18/08/2022
“Der legt sich nicht mehr hin…”
Der alte Rentner meiner Freundin leidet an Arthrose, er hat Spat in den Sprunggelenken und legt sich nicht mehr hin. Das Hinlegen und Aufstehen ist einfach zu schmerzhaft und es geht nur noch so langsam, dass er sich auch nicht mehr sicher fühlt dabei als Fluchttier, denn im Notfall würde er ja nicht mehr schnell wegrennen können. Er ist schlapp, lustlos und ist auch schon mal zusammengebrochen - der fehlende Schlaf macht ihm sichtlich zu schaffen, denn ohne hinlegen kein REM-Schlaf und keine vollständige Regeneration!
und nun?
Hier 3 Stellschrauben:
Grunderkrankung therapieren und unterstüzen
Untergrund und Größe der Liegefläche optimieren
Sicherheitsgefühl stärken
Behandlung der Grunderkrankung - denn der REM-Schlafmangel ist am Ende nur ein Begleiterscheinung der Arthrose und diese muss daher in den Fokus gesetzt werden.
Zunächst den Liegeplatz überprüfen, Pferde legen sich gerne auf trockene, weiche-verformbare, rutschfeste und gut riechende Böden ab und brauchen genügend Platz - also alles optimieren in Punkto Einstreu. Gummimatten ohne Einstreu darüber sind hier NICHT die Wahl! Pferde legen sich nämlich nicht überall! Ebenso die Größe der Liegefläche sollte in Augenschein genommen, nach Zeitler-Feicht und Muggenthaler müssen die Angaben der Richtlinien für pferdegerechter Haltung verdoppelt werden, wenn auch alle rangniederen Tiere einer Gruppe ausreichend Platz zum Ruhe haben sollen, denn erst dann liegen rangniedere Tiere auch genauso oft und vor allem so lange wie Ranghöhere.
Das Sicherheitsbedürfnis - Pferde schlafen nur, wenn sie sich als Fluchttiere auch wirklich wohl und sicher fühlen.
a) Haben die Pferde einen Partner/Freund mit im Offenstall oder in der Nachbarbox oder können die sich nicht leiden?

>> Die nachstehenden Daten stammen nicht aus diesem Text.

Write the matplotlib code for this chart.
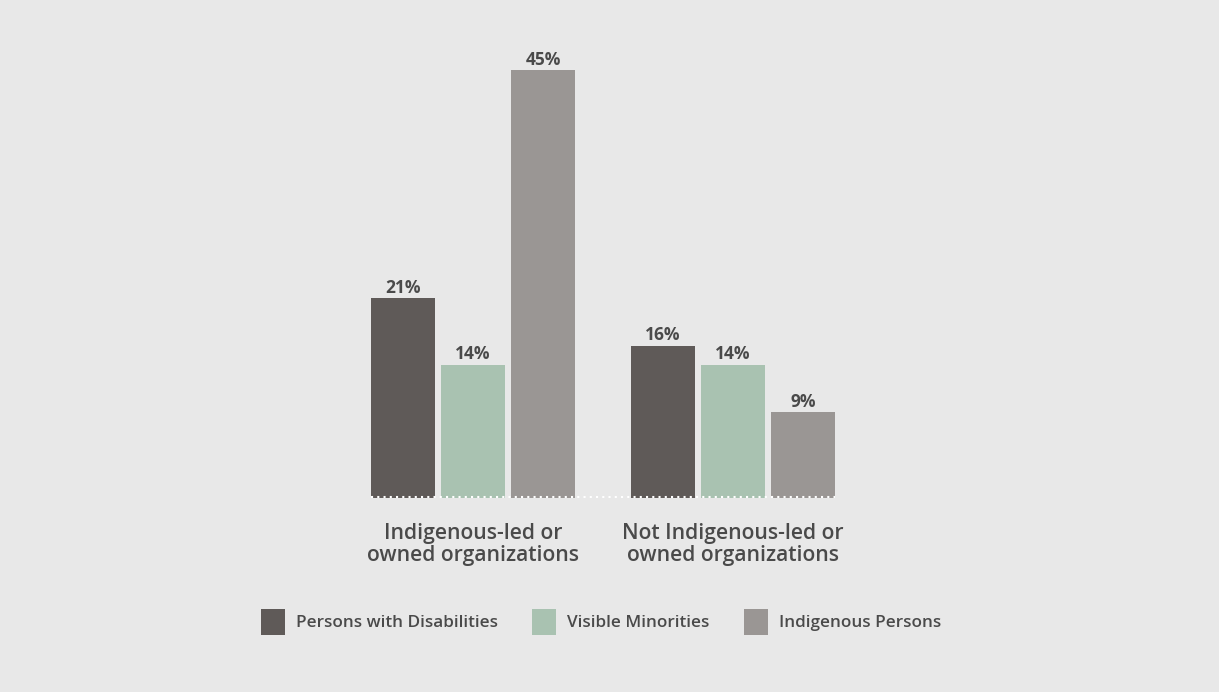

Als Herdentier hält einer Wache während die anderen schlafen, fehlt dieser Rückhalt, kann es zu Schlafmangel kommen.
b) Ist die Liegefläche so platziert, dass das Pferd sich sicher fühlt oder haben wir Sackgassen und dunkle Höhlen als Liegeraum?
c) Ständiger Stallwechsel ist für das Gewohnheitstier Pferd sehr anstrengend und führt zu Verunsicherung.
Alles gemacht und trotzdem wird die Tagesschläfrigkeit immer größer, das Pferd bricht dann plötzlich zusammen und wacht beim Aufschlag auf den Boden erst wieder auf und das passiert immer häufiger…
… dann wird es Zeit sich eine schwere Frage zu stellen: Kann ein Pferd dauerhaft mit REM-Schlafmangel wegen Schmerzen leben?
Dazu möchte ich Anna-Caroline Wöhr zitieren (Fachtierärztin für Tierschutz): “Schlafstörungen sind ein Ausdruck von Leiden und haben somit auch eine hohe Tierschutzrelevanz.” (Anna-Caroline Wöhr “Schlafverhalten und Schlafstörungen beim Pferd” Pferdespiegel 2022, 25: 78-91, Thieme)
Daher kann die Antwort Nein lauten und die Euthanasie der nächste Schritt sein - so traurig das ist, dauerhafte Schmerzen und Schlafmangel sind Leiden für das Pferd und nicht auf Dauer tolerierbar.